=== Objective ===
Report, word for word, every line of the material that contains "chart".
--- Material for this task ---
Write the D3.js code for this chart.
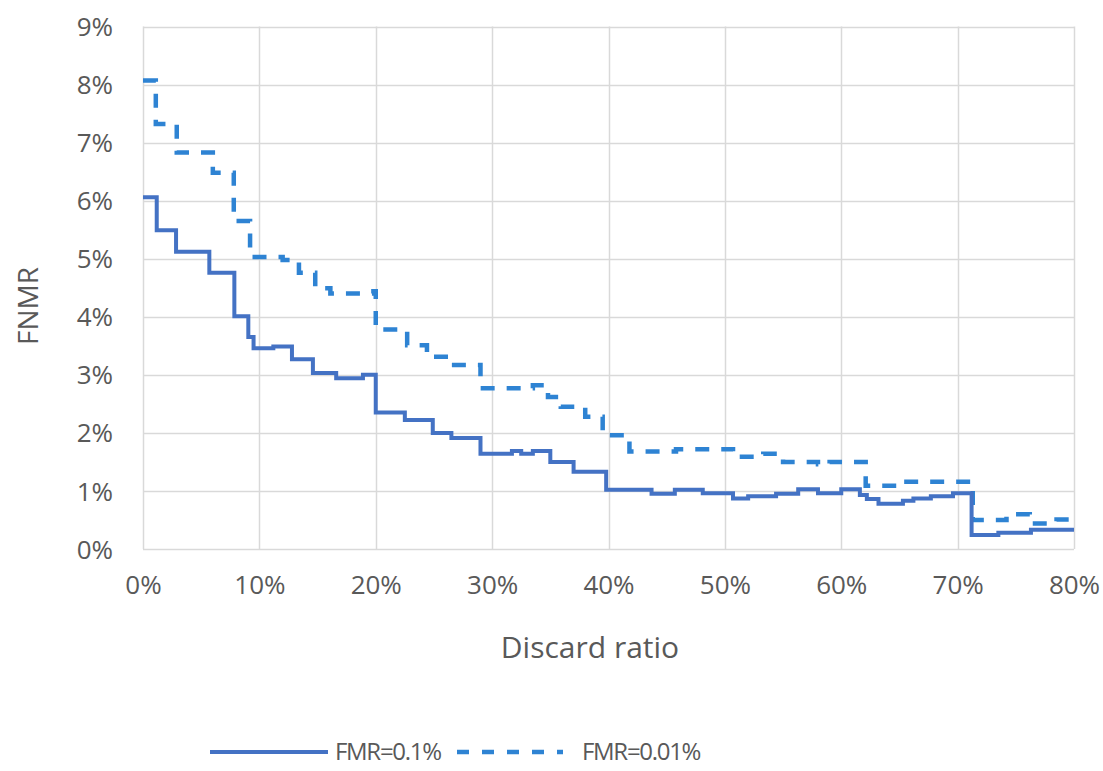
<!DOCTYPE html>
<html>
<head>
<meta charset="utf-8">
<script src="https://cdn.jsdelivr.net/npm/d3@7"></script>
<style>
  html, body { margin: 0; padding: 0; background: #fff; }
  svg { display: block; }
  text { font-family: "Open Sans", "Lato", sans-serif; fill: #595959; }
</style>
</head>
<body>
<svg id="chart" width="1103" height="771"></svg>
<script>
// ---- data (percent values) ----
const xTicks = [0, 10, 20, 30, 40, 50, 60, 70, 80];
const yTicks = [0, 1, 2, 3, 4, 5, 6, 7, 8, 9];
const seriesNames = ["FMR=0.1%", "FMR=0.01%"];

// step points: [discard ratio %, FNMR %]; each value holds until the next point
const fmr01 = [
  [0, 6.06], [1.18, 5.49], [2.84, 5.12], [5.7, 4.76], [7.85, 4.01], [9.05, 3.65],
  [9.5, 3.46], [11.2, 3.49], [12.8, 3.27], [14.6, 3.03], [16.6, 2.94], [18.9, 3.00],
  [20.0, 2.35], [22.5, 2.22], [24.9, 2.00], [26.5, 1.91], [29.0, 1.64], [31.7, 1.69],
  [32.5, 1.64], [33.5, 1.69], [35.0, 1.50], [37.0, 1.33], [39.8, 1.02], [43.7, 0.95],
  [45.7, 1.02], [48.1, 0.96], [50.7, 0.87], [52.0, 0.91], [54.4, 0.95], [56.3, 1.03],
  [58.0, 0.96], [60.0, 1.03], [61.6, 0.93], [62.2, 0.86], [63.2, 0.78], [65.3, 0.83],
  [66.2, 0.87], [67.7, 0.91], [69.6, 0.96], [71.2, 0.24], [73.5, 0.28], [76.3, 0.33],
  [80, 0.33]
];
const fmr001 = [
  [0, 8.07], [1.1, 7.32], [2.9, 6.83], [6.0, 6.48], [7.8, 5.65], [9.2, 5.03],
  [12.0, 4.98], [13.4, 4.76], [14.8, 4.49], [16.1, 4.40], [19.8, 4.44], [20.0, 3.78],
  [22.7, 3.51], [24.4, 3.31], [26.4, 3.17], [29.0, 2.77], [33.5, 2.82], [34.8, 2.62],
  [35.9, 2.45], [38.0, 2.28], [39.5, 1.96], [41.8, 1.68], [45.8, 1.72], [50.7, 1.59],
  [53.3, 1.64], [55.0, 1.50], [58.0, 1.46], [59.0, 1.50], [62.1, 1.09], [65.6, 1.16],
  [71.3, 0.50], [74.2, 0.60], [76.2, 0.44], [78.5, 0.51], [80, 0.51]
];

// ---- layout ----
const svg = d3.select("#chart");
const plot = { left: 143, right: 1074, top: 26.5, bottom: 549 };
const x = d3.scaleLinear().domain([0, 80]).range([plot.left, plot.right]);
const y = d3.scaleLinear().domain([0, 9]).range([plot.bottom, plot.top]);
const gridColor = "#d9d9d9";
const solidColor = "#4472C4";
const dashColor = "#2E83D3";

// gridlines
const g = svg.append("g");
g.selectAll(".hg").data(yTicks).enter().append("line")
  .attr("x1", plot.left).attr("x2", plot.right)
  .attr("y1", d => Math.round(y(d)) + 0.5).attr("y2", d => Math.round(y(d)) + 0.5)
  .attr("stroke", gridColor).attr("stroke-width", 1.5);
g.selectAll(".vg").data(xTicks).enter().append("line")
  .attr("y1", plot.top).attr("y2", plot.bottom)
  .attr("x1", d => Math.round(x(d)) + 0.5).attr("x2", d => Math.round(x(d)) + 0.5)
  .attr("stroke", gridColor).attr("stroke-width", 1.5);

// axes (labels only)
const xAxis = d3.axisBottom(x).tickValues(xTicks).tickFormat(d => d + "%").tickSize(0).tickPadding(0);
const xa = svg.append("g").attr("transform", `translate(0,${plot.bottom})`).call(xAxis);
xa.select(".domain").remove();
xa.selectAll("text").attr("y", 36).attr("dy", "0.35em")
  .style("font-size", "26px").style("font-family", '"Open Sans", sans-serif').attr("fill", "#595959");

const yAxis = d3.axisLeft(y).tickValues(yTicks).tickFormat(d => d + "%").tickSize(0).tickPadding(0);
const ya = svg.append("g").attr("transform", `translate(${plot.left - 30},0)`).call(yAxis);
ya.select(".domain").remove();
ya.selectAll("text").attr("x", 0).attr("dy", "0.35em")
  .style("font-size", "26px").style("font-family", '"Open Sans", sans-serif').attr("fill", "#595959");

// axis titles
svg.append("text").attr("x", 590).attr("y", 647).attr("dy", "0.35em")
  .attr("text-anchor", "middle").style("font-size", "30px").text("Discard ratio");
svg.append("text").attr("transform", "translate(28,306) rotate(-90)").attr("dy", "0.35em")
  .attr("text-anchor", "middle").style("font-size", "28px").text("FNMR");

// lines
const line = d3.line().x(d => x(d[0])).y(d => y(d[1])).curve(d3.curveStepAfter);
svg.append("path").datum(fmr001).attr("d", line)
  .attr("fill", "none").attr("stroke", dashColor).attr("stroke-width", 4.5)
  .attr("stroke-dasharray", "14,12");
svg.append("path").datum(fmr01).attr("d", line)
  .attr("fill", "none").attr("stroke", solidColor).attr("stroke-width", 4);

// legend
const ly = 752;
const leg = svg.append("g");
leg.append("line").attr("x1", 210).attr("x2", 328).attr("y1", ly).attr("y2", ly)
  .attr("stroke", solidColor).attr("stroke-width", 4);
leg.append("text").attr("x", 335).attr("y", ly).attr("dy", "0.35em")
  .style("font-size", "24px").style("letter-spacing", "-1.3px").text(seriesNames[0]);
leg.append("line").attr("x1", 457).attr("x2", 563).attr("y1", ly).attr("y2", ly)
  .attr("stroke", dashColor).attr("stroke-width", 4.5).attr("stroke-dasharray", "12,13");
leg.append("text").attr("x", 582).attr("y", ly).attr("dy", "0.35em")
  .style("font-size", "24px").style("letter-spacing", "-1.3px").text(seriesNames[1]);
</script>
</body>
</html>
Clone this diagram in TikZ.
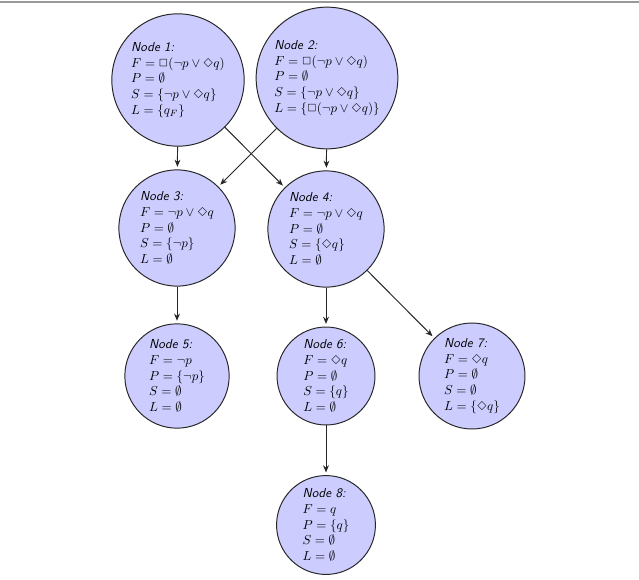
\documentclass[tikz,border=0pt]{standalone}
\usepackage{latexsym}
\usetikzlibrary{arrows.meta}
\definecolor{nodefill}{RGB}{204,204,255}
\tikzset{
  state/.style={circle, draw=black!85, line width=0.75pt, fill=nodefill, align=left, inner sep=3.6pt},
  edge/.style={draw=black!85, line width=0.75pt, -{Stealth[length=5.5pt,width=4.5pt]}, shorten >=2pt}
}
\newcommand{\nodetitle}[1]{\textsf{\itshape Node #1:}}
\begin{document}
\begin{tikzpicture}[x=0.76923pt, y=-0.76923pt]
\useasboundingbox (0,0) rectangle (639,579);
\draw[gray!80, line width=1.5pt] (0,2) -- (639,2);
\node[state] (n1) at (178,80) {\nodetitle{1}\\ $F=\Box(\neg p\vee\Diamond q)$\\ $P=\emptyset$\\ $S=\{\neg p\vee\Diamond q\}$\\ $L=\{q_F\}$};
\node[state] (n2) at (327,78) {\nodetitle{2}\\ $F=\Box(\neg p\vee\Diamond q)$\\ $P=\emptyset$\\ $S=\{\neg p\vee\Diamond q\}$\\ $L=\{\Box(\neg p\vee\Diamond q)\}$};
\node[state] (n3) at (177,228) {\nodetitle{3}\\ $F=\neg p\vee\Diamond q$\\ $P=\emptyset$\\ $S=\{\neg p\}$\\ $L=\emptyset$};
\node[state] (n4) at (326,229) {\nodetitle{4}\\ $F=\neg p\vee\Diamond q$\\ $P=\emptyset$\\ $S=\{\Diamond q\}$\\ $L=\emptyset$};
\node[state] (n5) at (177,376) {\nodetitle{5}\\ $F=\neg p$\\ $P=\{\neg p\}$\\ $S=\emptyset$\\ $L=\emptyset$};
\node[state] (n6) at (326,376) {\nodetitle{6}\\ $F=\Diamond q$\\ $P=\emptyset$\\ $S=\{q\}$\\ $L=\emptyset$};
\node[state] (n7) at (472,376) {\nodetitle{7}\\ $F=\Diamond q$\\ $P=\emptyset$\\ $S=\emptyset$\\ $L=\{\Diamond q\}$};
\node[state] (n8) at (326,525) {\nodetitle{8}\\ $F=q$\\ $P=\{q\}$\\ $S=\emptyset$\\ $L=\emptyset$};
\draw[edge] (n1) -- (n3);
\draw[edge] (n1) -- (n4);
\draw[edge] (n2) -- (n3);
\draw[edge] (n2) -- (n4);
\draw[edge] (n3) -- (n5);
\draw[edge] (n4) -- (n6);
\draw[edge] (n4) -- (n7);
\draw[edge] (n6) -- (n8);
\end{tikzpicture}
\end{document}
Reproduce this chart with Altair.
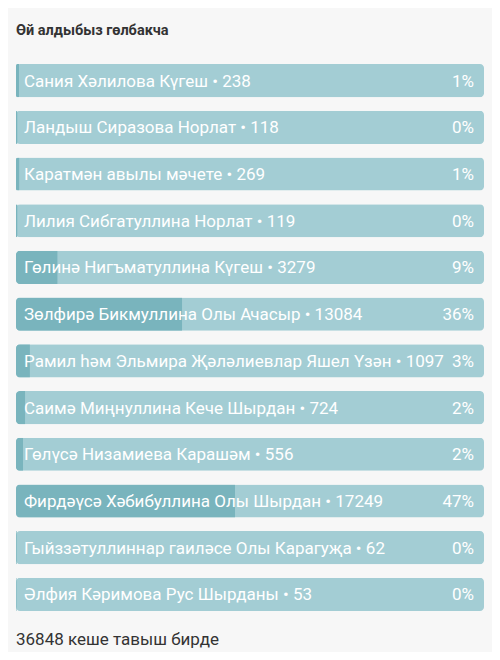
---
=== Exercise answer ===
Write the D3.js code for this chart.
<svg id="chart" width="1103" height="771"></svg>
const svg = d3.select("#chart");
Reproduce this chart with Altair.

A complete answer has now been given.